> [COLLECTED DATA]:
============================================================
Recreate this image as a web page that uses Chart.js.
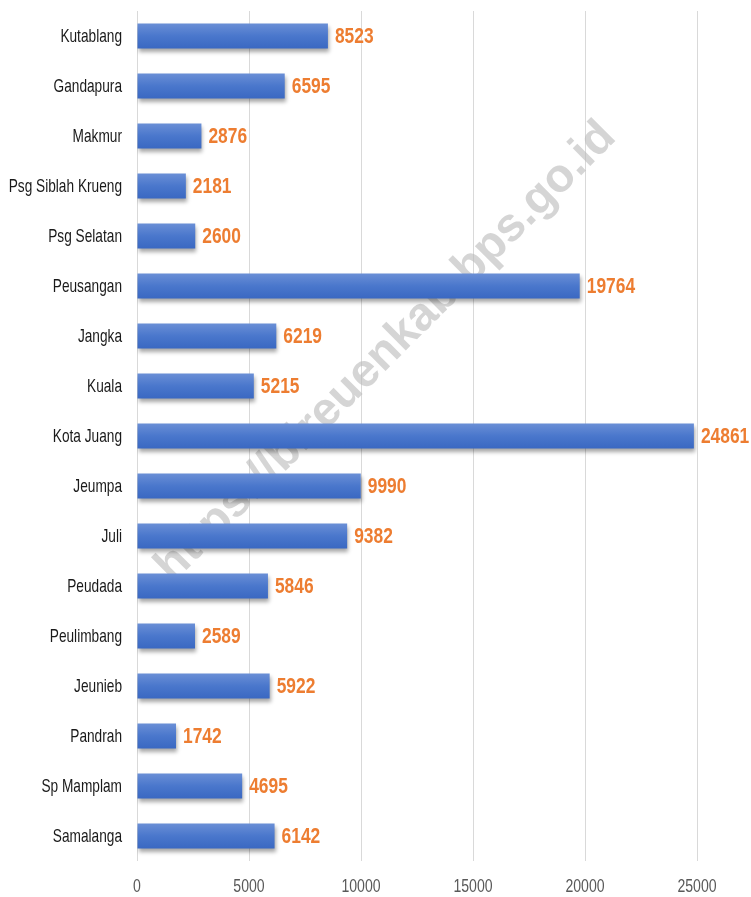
<!DOCTYPE html>
<html>
<head>
<meta charset="utf-8">
<script src="https://cdn.jsdelivr.net/npm/chart.js@4"></script>
<style>
    html, body { margin: 0; padding: 0; background: #ffffff; }
    #wrap { width: 751px; height: 897px; }
</style>
</head>
<body>
<div id="wrap"><canvas id="myChart"></canvas></div>
<script>
const kecamatan = [
    "Kutablang", "Gandapura", "Makmur", "Psg Siblah Krueng", "Psg Selatan",
    "Peusangan", "Jangka", "Kuala", "Kota Juang", "Jeumpa", "Juli",
    "Peudada", "Peulimbang", "Jeunieb", "Pandrah", "Sp Mamplam", "Samalanga"
];
const nilai = [8523, 6595, 2876, 2181, 2600, 19764, 6219, 5215, 24861, 9990, 9382, 5846, 2589, 5922, 1742, 4695, 6142];
const xTicks = [0, 5000, 10000, 15000, 20000, 25000];

// no narrow font installed, so text is squeezed horizontally
const fontFam = "'Liberation Sans', Arial, sans-serif";

function narrowText(ctx, text, x, y, align, squeeze) {
    ctx.save();
    ctx.translate(x, y);
    ctx.scale(squeeze, 1);
    ctx.textAlign = align;
    ctx.fillText(text, 0, 0);
    ctx.restore();
}

// watermark under the bars
const watermark = {
    id: "watermark",
    beforeDatasetsDraw(chart) {
        const ctx = chart.ctx;
        ctx.save();
        ctx.translate(386, 352);
        ctx.rotate(-Math.PI / 4);
        ctx.font = "bold 47px " + fontFam;
        ctx.fillStyle = "rgba(185,185,185,0.6)";
        ctx.textAlign = "center";
        ctx.textBaseline = "middle";
        ctx.fillText("https://bireuenkab.bps.go.id", 0, 0);
        ctx.restore();
    }
};

// drop shadow on bars
const barShadow = {
    id: "barShadow",
    beforeDatasetDraw(chart) {
        const ctx = chart.ctx;
        ctx.save();
        ctx.shadowColor = "rgba(0,0,0,0.35)";
        ctx.shadowBlur = 4;
        ctx.shadowOffsetX = 1;
        ctx.shadowOffsetY = 3;
    },
    afterDatasetDraw(chart) {
        chart.ctx.restore();
    }
};

// axis labels and orange value labels
const textLayer = {
    id: "textLayer",
    afterDatasetsDraw(chart) {
        const ctx = chart.ctx;
        const xs = chart.scales.x;
        const ys = chart.scales.y;
        const meta = chart.getDatasetMeta(0);
        ctx.save();
        ctx.textBaseline = "middle";

        ctx.font = "19px " + fontFam;
        ctx.fillStyle = "#1a1a1a";
        kecamatan.forEach((k, i) => {
            narrowText(ctx, k, ys.right - 15, ys.getPixelForValue(i) + 1, "right", 0.72);
        });

        ctx.fillStyle = "#595959";
        xTicks.forEach(v => {
            narrowText(ctx, String(v), xs.getPixelForValue(v), xs.top + 26, "center", 0.74);
        });

        ctx.font = "bold 22px " + fontFam;
        ctx.fillStyle = "#ED7D31";
        meta.data.forEach((bar, i) => {
            narrowText(ctx, String(nilai[i]), bar.x + 7, bar.y + 1, "left", 0.79);
        });
        ctx.restore();
    }
};

function barGradient(context) {
    const chart = context.chart;
    const yScale = chart.scales.y;
    if (!chart.chartArea || !yScale) return "#4472C4";
    const cy = yScale.getPixelForValue(context.dataIndex);
    if (!Number.isFinite(cy)) return "#4472C4";
    const h = 25;
    const g = chart.ctx.createLinearGradient(0, cy - h / 2, 0, cy + h / 2);
    g.addColorStop(0, "#6a8fd6");
    g.addColorStop(0.5, "#4a77cc");
    g.addColorStop(1, "#3a68c2");
    return g;
}

const ctx = document.getElementById("myChart");

new Chart(ctx, {
    type: "bar",
    data: {
        labels: kecamatan,
        datasets: [{
            data: nilai,
            backgroundColor: barGradient,
            borderWidth: 0,
            barPercentage: 0.5,
            categoryPercentage: 1.0
        }]
    },
    options: {
        indexAxis: "y",
        responsive: true,
        maintainAspectRatio: false,
        animation: false,
        layout: {
            padding: { top: 11, right: 54, left: 0, bottom: 0 }
        },
        plugins: {
            legend: { display: false },
            tooltip: { enabled: false }
        },
        scales: {
            x: {
                min: 0,
                max: 25000,
                afterBuildTicks(scale) {
                    scale.ticks = xTicks.map(v => ({ value: v }));
                },
                afterFit(scale) {
                    scale.height = 36;
                },
                grid: { color: "#d9d9d9", drawTicks: false },
                border: { display: false },
                ticks: { display: false }
            },
            y: {
                afterFit(scale) {
                    scale.width = 137;
                },
                grid: { display: false, drawTicks: false },
                border: { display: false },
                ticks: { display: false }
            }
        }
    },
    plugins: [watermark, barShadow, textLayer]
});
</script>
</body>
</html>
============================================================
Transcribe the listing in full. Omit the pictures and keep every line exact.

Recreate this image as a web page that uses Chart.js.
<!DOCTYPE html>
<html>
<head>
<meta charset="utf-8">
<script src="https://cdn.jsdelivr.net/npm/chart.js@4"></script>
<style>
    html, body { margin: 0; padding: 0; background: #ffffff; }
    #wrap { width: 751px; height: 897px; }
</style>
</head>
<body>
<div id="wrap"><canvas id="myChart"></canvas></div>
<script>
const kecamatan = [
    "Kutablang", "Gandapura", "Makmur", "Psg Siblah Krueng", "Psg Selatan",
    "Peusangan", "Jangka", "Kuala", "Kota Juang", "Jeumpa", "Juli",
    "Peudada", "Peulimbang", "Jeunieb", "Pandrah", "Sp Mamplam", "Samalanga"
];
const nilai = [8523, 6595, 2876, 2181, 2600, 19764, 6219, 5215, 24861, 9990, 9382, 5846, 2589, 5922, 1742, 4695, 6142];
const xTicks = [0, 5000, 10000, 15000, 20000, 25000];

// no narrow font installed, so text is squeezed horizontally
const fontFam = "'Liberation Sans', Arial, sans-serif";

function narrowText(ctx, text, x, y, align, squeeze) {
    ctx.save();
    ctx.translate(x, y);
    ctx.scale(squeeze, 1);
    ctx.textAlign = align;
    ctx.fillText(text, 0, 0);
    ctx.restore();
}

// watermark under the bars
const watermark = {
    id: "watermark",
    beforeDatasetsDraw(chart) {
        const ctx = chart.ctx;
        ctx.save();
        ctx.translate(386, 352);
        ctx.rotate(-Math.PI / 4);
        ctx.font = "bold 47px " + fontFam;
        ctx.fillStyle = "rgba(185,185,185,0.6)";
        ctx.textAlign = "center";
        ctx.textBaseline = "middle";
        ctx.fillText("https://bireuenkab.bps.go.id", 0, 0);
        ctx.restore();
    }
};

// drop shadow on bars
const barShadow = {
    id: "barShadow",
    beforeDatasetDraw(chart) {
        const ctx = chart.ctx;
        ctx.save();
        ctx.shadowColor = "rgba(0,0,0,0.35)";
        ctx.shadowBlur = 4;
        ctx.shadowOffsetX = 1;
        ctx.shadowOffsetY = 3;
    },
    afterDatasetDraw(chart) {
        chart.ctx.restore();
    }
};

// axis labels and orange value labels
const textLayer = {
    id: "textLayer",
    afterDatasetsDraw(chart) {
        const ctx = chart.ctx;
        const xs = chart.scales.x;
        const ys = chart.scales.y;
        const meta = chart.getDatasetMeta(0);
        ctx.save();
        ctx.textBaseline = "middle";

        ctx.font = "19px " + fontFam;
        ctx.fillStyle = "#1a1a1a";
        kecamatan.forEach((k, i) => {
            narrowText(ctx, k, ys.right - 15, ys.getPixelForValue(i) + 1, "right", 0.72);
        });

        ctx.fillStyle = "#595959";
        xTicks.forEach(v => {
            narrowText(ctx, String(v), xs.getPixelForValue(v), xs.top + 26, "center", 0.74);
        });

        ctx.font = "bold 22px " + fontFam;
        ctx.fillStyle = "#ED7D31";
        meta.data.forEach((bar, i) => {
            narrowText(ctx, String(nilai[i]), bar.x + 7, bar.y + 1, "left", 0.79);
        });
        ctx.restore();
    }
};

function barGradient(context) {
    const chart = context.chart;
    const yScale = chart.scales.y;
    if (!chart.chartArea || !yScale) return "#4472C4";
    const cy = yScale.getPixelForValue(context.dataIndex);
    if (!Number.isFinite(cy)) return "#4472C4";
    const h = 25;
    const g = chart.ctx.createLinearGradient(0, cy - h / 2, 0, cy + h / 2);
    g.addColorStop(0, "#6a8fd6");
    g.addColorStop(0.5, "#4a77cc");
    g.addColorStop(1, "#3a68c2");
    return g;
}

const ctx = document.getElementById("myChart");

new Chart(ctx, {
    type: "bar",
    data: {
        labels: kecamatan,
        datasets: [{
            data: nilai,
            backgroundColor: barGradient,
            borderWidth: 0,
            barPercentage: 0.5,
            categoryPercentage: 1.0
        }]
    },
    options: {
        indexAxis: "y",
        responsive: true,
        maintainAspectRatio: false,
        animation: false,
        layout: {
            padding: { top: 11, right: 54, left: 0, bottom: 0 }
        },
        plugins: {
            legend: { display: false },
            tooltip: { enabled: false }
        },
        scales: {
            x: {
                min: 0,
                max: 25000,
                afterBuildTicks(scale) {
                    scale.ticks = xTicks.map(v => ({ value: v }));
                },
                afterFit(scale) {
                    scale.height = 36;
                },
                grid: { color: "#d9d9d9", drawTicks: false },
                border: { display: false },
                ticks: { display: false }
            },
            y: {
                afterFit(scale) {
                    scale.width = 137;
                },
                grid: { display: false, drawTicks: false },
                border: { display: false },
                ticks: { display: false }
            }
        }
    },
    plugins: [watermark, barShadow, textLayer]
});
</script>
</body>
</html>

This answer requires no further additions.